Please set down exactly the lines of the listing below from the line containing "Emit a LaTeX" through the line containing "at ($(en15243.north west)+(0,25)$);", both lines included, leaving out all other lines.

[Begin THE INPUT]

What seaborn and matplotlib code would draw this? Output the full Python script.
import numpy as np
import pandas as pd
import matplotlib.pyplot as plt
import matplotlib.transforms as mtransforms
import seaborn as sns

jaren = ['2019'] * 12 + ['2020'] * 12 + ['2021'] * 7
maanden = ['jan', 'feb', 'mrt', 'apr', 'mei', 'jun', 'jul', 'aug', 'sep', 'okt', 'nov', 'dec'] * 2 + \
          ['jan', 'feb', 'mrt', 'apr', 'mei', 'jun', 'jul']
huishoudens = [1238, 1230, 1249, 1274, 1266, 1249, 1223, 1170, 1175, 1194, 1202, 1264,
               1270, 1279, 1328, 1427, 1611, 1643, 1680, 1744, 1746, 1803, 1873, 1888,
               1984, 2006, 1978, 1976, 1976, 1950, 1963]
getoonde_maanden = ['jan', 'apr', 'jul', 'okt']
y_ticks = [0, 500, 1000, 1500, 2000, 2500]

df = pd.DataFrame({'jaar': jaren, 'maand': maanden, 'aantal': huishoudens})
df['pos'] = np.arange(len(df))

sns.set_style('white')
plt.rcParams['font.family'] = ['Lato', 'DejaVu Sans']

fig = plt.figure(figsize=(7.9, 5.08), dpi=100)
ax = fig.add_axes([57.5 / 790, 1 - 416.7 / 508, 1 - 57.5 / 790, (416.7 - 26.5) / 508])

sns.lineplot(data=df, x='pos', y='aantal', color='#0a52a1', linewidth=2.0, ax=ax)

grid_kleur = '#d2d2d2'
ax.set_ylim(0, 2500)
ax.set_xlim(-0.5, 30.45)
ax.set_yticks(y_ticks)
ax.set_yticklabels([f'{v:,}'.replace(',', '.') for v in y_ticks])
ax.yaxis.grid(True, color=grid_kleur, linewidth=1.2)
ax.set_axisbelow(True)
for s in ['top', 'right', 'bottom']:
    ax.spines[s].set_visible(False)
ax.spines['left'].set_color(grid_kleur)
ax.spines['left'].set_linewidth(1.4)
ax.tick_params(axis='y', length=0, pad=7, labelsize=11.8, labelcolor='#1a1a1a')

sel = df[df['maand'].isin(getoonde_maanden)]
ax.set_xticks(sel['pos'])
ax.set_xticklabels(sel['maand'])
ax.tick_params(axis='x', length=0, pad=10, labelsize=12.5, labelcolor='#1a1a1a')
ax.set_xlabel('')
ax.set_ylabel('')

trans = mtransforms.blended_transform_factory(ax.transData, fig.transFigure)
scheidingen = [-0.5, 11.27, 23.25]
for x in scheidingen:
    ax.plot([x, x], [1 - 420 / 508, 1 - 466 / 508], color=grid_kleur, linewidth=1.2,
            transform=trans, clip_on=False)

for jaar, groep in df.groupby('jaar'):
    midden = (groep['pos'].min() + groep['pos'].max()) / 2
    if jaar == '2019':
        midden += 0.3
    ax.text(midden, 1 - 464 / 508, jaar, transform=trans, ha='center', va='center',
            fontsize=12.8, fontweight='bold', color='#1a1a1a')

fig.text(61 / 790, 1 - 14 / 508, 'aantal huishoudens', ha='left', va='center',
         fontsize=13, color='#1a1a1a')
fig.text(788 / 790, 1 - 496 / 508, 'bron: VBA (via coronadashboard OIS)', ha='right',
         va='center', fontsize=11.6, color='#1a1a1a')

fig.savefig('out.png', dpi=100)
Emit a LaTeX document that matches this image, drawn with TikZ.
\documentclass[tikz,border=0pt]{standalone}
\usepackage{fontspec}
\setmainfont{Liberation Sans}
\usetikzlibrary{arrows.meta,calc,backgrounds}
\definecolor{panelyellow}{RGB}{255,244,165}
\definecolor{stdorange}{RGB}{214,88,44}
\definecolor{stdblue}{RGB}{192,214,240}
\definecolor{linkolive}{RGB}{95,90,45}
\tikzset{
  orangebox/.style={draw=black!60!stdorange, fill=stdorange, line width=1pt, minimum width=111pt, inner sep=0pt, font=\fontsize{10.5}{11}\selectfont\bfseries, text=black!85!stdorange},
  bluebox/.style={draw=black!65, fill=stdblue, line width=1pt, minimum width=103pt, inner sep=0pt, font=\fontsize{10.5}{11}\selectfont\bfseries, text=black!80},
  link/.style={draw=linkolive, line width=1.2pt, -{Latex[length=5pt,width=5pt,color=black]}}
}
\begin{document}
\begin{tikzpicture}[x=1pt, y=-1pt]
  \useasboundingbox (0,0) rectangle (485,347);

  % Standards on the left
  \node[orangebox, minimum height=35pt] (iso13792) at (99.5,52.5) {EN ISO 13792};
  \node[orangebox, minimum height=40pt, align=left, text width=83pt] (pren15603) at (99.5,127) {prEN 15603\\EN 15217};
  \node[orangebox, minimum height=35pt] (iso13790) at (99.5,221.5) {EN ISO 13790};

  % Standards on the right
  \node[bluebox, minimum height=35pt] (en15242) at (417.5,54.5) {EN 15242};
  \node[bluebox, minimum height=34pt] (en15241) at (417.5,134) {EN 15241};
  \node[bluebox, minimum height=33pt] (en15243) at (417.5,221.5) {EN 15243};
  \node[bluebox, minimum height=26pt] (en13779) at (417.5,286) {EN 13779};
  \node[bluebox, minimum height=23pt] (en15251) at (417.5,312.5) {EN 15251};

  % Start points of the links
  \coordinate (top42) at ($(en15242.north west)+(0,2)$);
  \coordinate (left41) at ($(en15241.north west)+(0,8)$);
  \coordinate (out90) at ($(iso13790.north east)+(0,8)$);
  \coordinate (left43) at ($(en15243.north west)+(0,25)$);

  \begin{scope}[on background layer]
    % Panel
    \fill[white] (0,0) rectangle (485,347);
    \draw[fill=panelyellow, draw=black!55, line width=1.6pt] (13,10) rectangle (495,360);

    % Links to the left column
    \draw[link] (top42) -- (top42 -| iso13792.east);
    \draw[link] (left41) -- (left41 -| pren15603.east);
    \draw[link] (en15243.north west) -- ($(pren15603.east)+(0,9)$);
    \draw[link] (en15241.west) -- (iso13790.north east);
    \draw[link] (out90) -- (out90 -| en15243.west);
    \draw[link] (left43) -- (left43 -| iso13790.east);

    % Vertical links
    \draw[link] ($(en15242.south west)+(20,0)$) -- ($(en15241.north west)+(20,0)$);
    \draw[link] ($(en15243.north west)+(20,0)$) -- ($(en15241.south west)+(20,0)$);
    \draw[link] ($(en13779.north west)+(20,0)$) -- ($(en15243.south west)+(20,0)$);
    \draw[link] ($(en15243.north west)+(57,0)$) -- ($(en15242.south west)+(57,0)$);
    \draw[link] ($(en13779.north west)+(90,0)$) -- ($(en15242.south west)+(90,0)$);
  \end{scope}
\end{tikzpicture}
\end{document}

[End THE INPUT]

FULL OUTPUT:
Emit a LaTeX document that matches this image, drawn with TikZ.
\documentclass[tikz,border=0pt]{standalone}
\usepackage{fontspec}
\setmainfont{Liberation Sans}
\usetikzlibrary{arrows.meta,calc,backgrounds}
\definecolor{panelyellow}{RGB}{255,244,165}
\definecolor{stdorange}{RGB}{214,88,44}
\definecolor{stdblue}{RGB}{192,214,240}
\definecolor{linkolive}{RGB}{95,90,45}
\tikzset{
  orangebox/.style={draw=black!60!stdorange, fill=stdorange, line width=1pt, minimum width=111pt, inner sep=0pt, font=\fontsize{10.5}{11}\selectfont\bfseries, text=black!85!stdorange},
  bluebox/.style={draw=black!65, fill=stdblue, line width=1pt, minimum width=103pt, inner sep=0pt, font=\fontsize{10.5}{11}\selectfont\bfseries, text=black!80},
  link/.style={draw=linkolive, line width=1.2pt, -{Latex[length=5pt,width=5pt,color=black]}}
}
\begin{document}
\begin{tikzpicture}[x=1pt, y=-1pt]
  \useasboundingbox (0,0) rectangle (485,347);

  % Standards on the left
  \node[orangebox, minimum height=35pt] (iso13792) at (99.5,52.5) {EN ISO 13792};
  \node[orangebox, minimum height=40pt, align=left, text width=83pt] (pren15603) at (99.5,127) {prEN 15603\\EN 15217};
  \node[orangebox, minimum height=35pt] (iso13790) at (99.5,221.5) {EN ISO 13790};

  % Standards on the right
  \node[bluebox, minimum height=35pt] (en15242) at (417.5,54.5) {EN 15242};
  \node[bluebox, minimum height=34pt] (en15241) at (417.5,134) {EN 15241};
  \node[bluebox, minimum height=33pt] (en15243) at (417.5,221.5) {EN 15243};
  \node[bluebox, minimum height=26pt] (en13779) at (417.5,286) {EN 13779};
  \node[bluebox, minimum height=23pt] (en15251) at (417.5,312.5) {EN 15251};

  % Start points of the links
  \coordinate (top42) at ($(en15242.north west)+(0,2)$);
  \coordinate (left41) at ($(en15241.north west)+(0,8)$);
  \coordinate (out90) at ($(iso13790.north east)+(0,8)$);
  \coordinate (left43) at ($(en15243.north west)+(0,25)$);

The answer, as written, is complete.